::: Entries shown :::
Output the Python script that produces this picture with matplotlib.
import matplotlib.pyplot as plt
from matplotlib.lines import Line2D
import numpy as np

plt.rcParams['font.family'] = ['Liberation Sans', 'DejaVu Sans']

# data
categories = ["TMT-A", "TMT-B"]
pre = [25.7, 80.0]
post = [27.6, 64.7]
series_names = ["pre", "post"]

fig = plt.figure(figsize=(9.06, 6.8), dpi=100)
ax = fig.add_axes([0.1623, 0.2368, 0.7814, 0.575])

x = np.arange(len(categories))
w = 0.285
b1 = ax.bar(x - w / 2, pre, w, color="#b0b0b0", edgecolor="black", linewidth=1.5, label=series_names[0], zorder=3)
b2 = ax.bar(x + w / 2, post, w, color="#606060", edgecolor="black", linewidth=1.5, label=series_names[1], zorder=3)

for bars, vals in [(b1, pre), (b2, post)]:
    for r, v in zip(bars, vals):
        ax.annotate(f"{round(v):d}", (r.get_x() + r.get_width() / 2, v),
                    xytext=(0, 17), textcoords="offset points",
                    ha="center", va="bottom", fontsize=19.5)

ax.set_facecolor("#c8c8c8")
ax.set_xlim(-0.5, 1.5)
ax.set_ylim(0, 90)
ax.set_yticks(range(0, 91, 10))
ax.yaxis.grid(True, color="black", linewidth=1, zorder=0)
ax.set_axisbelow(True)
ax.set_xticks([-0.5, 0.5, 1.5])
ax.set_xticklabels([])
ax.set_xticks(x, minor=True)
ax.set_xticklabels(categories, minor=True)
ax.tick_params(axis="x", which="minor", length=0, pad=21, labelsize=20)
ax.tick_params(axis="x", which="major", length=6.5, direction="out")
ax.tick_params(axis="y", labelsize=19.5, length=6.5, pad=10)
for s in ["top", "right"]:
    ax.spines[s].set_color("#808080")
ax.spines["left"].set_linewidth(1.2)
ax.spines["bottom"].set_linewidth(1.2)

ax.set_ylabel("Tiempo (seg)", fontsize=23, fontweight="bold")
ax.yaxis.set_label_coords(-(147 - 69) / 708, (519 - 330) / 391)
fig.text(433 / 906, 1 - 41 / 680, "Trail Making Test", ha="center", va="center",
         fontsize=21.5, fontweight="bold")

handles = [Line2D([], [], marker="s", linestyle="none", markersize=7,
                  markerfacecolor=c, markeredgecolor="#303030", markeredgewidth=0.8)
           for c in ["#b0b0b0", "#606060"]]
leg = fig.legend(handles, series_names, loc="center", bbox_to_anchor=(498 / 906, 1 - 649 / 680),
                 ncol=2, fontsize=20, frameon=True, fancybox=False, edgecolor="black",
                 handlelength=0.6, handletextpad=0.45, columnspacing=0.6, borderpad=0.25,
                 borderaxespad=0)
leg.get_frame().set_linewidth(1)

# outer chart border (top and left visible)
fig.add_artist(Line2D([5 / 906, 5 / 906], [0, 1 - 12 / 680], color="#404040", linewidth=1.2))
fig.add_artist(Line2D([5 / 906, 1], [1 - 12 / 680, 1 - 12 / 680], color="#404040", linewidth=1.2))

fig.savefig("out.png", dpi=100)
:::
::: Entries shown :::
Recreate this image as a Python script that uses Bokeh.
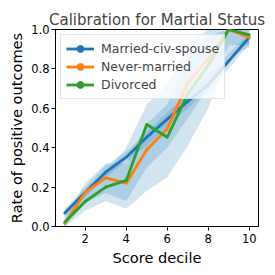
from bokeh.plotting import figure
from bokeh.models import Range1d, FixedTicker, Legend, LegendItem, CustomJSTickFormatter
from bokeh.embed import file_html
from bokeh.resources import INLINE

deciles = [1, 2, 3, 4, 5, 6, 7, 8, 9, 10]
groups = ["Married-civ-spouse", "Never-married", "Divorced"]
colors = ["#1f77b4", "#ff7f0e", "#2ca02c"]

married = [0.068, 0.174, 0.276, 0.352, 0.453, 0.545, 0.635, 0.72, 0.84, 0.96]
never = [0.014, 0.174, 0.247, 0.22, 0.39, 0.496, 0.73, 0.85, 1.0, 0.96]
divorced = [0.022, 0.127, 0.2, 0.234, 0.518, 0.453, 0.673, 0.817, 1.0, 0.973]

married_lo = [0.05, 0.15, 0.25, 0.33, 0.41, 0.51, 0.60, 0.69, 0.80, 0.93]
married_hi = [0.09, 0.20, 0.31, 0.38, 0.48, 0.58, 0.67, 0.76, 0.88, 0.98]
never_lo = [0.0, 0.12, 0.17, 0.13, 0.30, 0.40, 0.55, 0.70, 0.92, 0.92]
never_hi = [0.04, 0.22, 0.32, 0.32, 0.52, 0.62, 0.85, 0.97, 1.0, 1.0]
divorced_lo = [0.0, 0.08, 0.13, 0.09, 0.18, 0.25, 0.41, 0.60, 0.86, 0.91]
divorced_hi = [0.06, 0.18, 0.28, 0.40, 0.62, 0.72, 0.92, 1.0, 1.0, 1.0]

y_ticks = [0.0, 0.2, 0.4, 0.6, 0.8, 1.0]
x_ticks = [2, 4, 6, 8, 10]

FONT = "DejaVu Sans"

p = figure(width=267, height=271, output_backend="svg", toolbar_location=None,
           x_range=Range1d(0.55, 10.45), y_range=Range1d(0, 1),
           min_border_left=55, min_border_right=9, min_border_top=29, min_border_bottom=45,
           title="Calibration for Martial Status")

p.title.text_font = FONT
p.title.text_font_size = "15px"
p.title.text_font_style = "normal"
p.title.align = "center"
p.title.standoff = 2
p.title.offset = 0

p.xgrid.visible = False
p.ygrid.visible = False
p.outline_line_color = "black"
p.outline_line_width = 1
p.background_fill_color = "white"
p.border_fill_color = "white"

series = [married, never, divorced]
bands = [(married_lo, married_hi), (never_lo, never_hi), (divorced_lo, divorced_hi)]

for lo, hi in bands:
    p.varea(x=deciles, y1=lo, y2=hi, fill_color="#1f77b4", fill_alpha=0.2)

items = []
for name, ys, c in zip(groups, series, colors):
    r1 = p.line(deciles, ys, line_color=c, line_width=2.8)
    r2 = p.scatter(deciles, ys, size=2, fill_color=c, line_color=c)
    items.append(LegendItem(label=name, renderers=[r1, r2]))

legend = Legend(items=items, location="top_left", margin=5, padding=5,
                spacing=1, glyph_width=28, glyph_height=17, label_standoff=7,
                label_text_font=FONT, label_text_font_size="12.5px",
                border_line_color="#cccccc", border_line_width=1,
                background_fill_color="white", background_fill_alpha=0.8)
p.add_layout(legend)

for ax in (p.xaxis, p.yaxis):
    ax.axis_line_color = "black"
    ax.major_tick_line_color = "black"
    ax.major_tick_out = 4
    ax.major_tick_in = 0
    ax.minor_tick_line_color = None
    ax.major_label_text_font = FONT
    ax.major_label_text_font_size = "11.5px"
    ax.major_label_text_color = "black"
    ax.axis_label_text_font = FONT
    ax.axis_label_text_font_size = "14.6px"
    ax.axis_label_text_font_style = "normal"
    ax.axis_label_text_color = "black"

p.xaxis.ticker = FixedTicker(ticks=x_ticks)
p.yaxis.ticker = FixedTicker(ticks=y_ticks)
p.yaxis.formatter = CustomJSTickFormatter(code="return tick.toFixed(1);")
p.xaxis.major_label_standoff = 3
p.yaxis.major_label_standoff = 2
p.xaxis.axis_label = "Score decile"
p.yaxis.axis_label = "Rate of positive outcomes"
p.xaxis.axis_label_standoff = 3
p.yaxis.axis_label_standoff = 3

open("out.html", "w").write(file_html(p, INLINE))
:::
*Aim of the task:*
Within the listing above, give again exactly every line from the line with "Output the Python" through the line with "ax = fig.add_axes([0.1623, 0.2368, 0.7814, 0.575])", both included, and no other line.

*Task result:*
Output the Python script that produces this picture with matplotlib.
import matplotlib.pyplot as plt
from matplotlib.lines import Line2D
import numpy as np

plt.rcParams['font.family'] = ['Liberation Sans', 'DejaVu Sans']

# data
categories = ["TMT-A", "TMT-B"]
pre = [25.7, 80.0]
post = [27.6, 64.7]
series_names = ["pre", "post"]

fig = plt.figure(figsize=(9.06, 6.8), dpi=100)
ax = fig.add_axes([0.1623, 0.2368, 0.7814, 0.575])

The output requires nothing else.